As news broke on the last day of the transfer window that Newcastle owner Mike Ashley had spent £90 million, toon fans must have been getting dizzy with the thought that the record £16 million transfer fee they paid for Michael Owen in 2005 had finally been broken. To no avail. The £90 million was for high street chain House of Fraser. The timing of the announcement, on a day when Rafa and all of Newcastle were hoping for some last minute signings to bolster a pretty average squad, tells you all you need to know about Mike Ashley. He is a businessman. Rafa Benitez is one of the most decorated managers in European football and Ashley knows that with him in charge Newcastle will remain in the Premier League and reap the rewards of the ever more lucrative television deals that make owning a football club worth the hassle. It is a horrible situation for Newcastle fans. With a massive fan base, a sell out crowd every week and a world-class manager, everything is in place for them to become a real force in the Premier League. But with Ashley in charge, they have a man who is actively preventing them from being successful.

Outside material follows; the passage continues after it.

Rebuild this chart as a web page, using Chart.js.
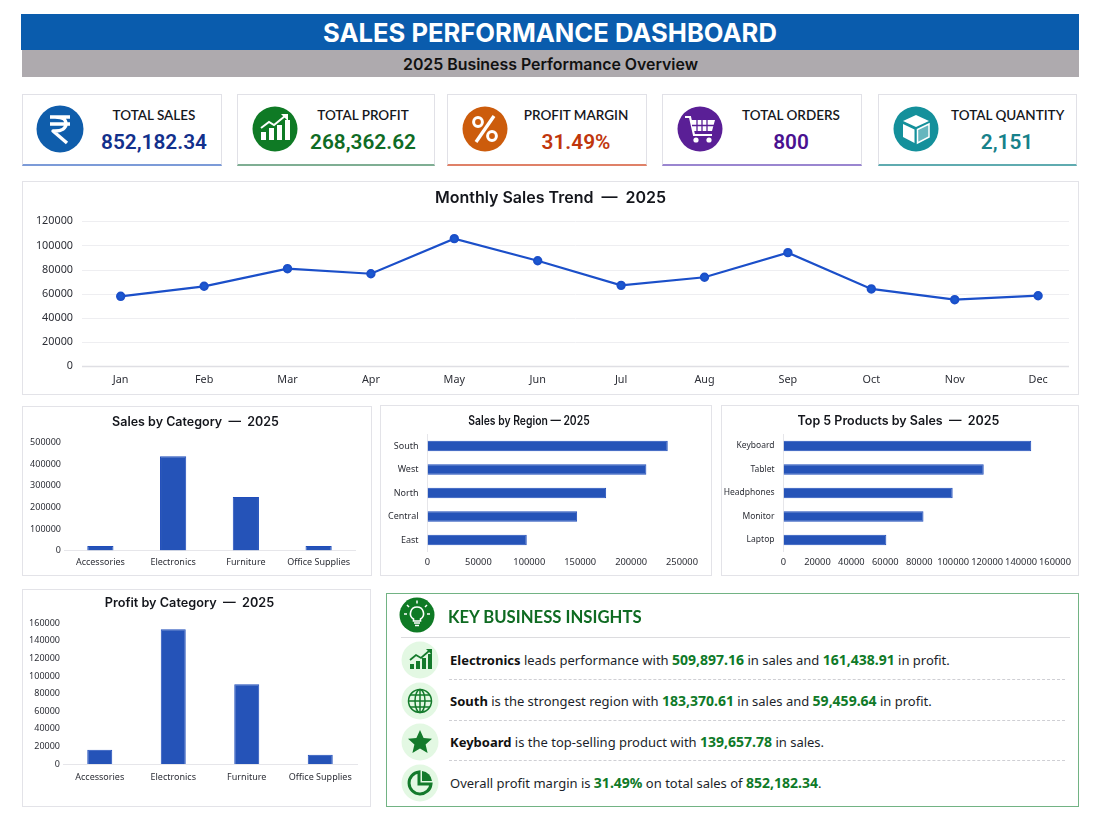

Commercialism is rife in football. With huge television deals at home and abroad, owning a Premier League team has never been so lucrative and the money in the game ultimately improves the quality of the players and the football that we see. We can only hope that these Premier League owners are reminded that it is an entertainment industry, and without the fans, there would be nothing. To run a football club purely as a money making machine is to the detriment of the game and if unnecessarily high ticket prices continue to rise, those fans will vote with their feet and leave owners wishing they had done more to appease those who often spend all of their expendable cash on watching their beloved teams.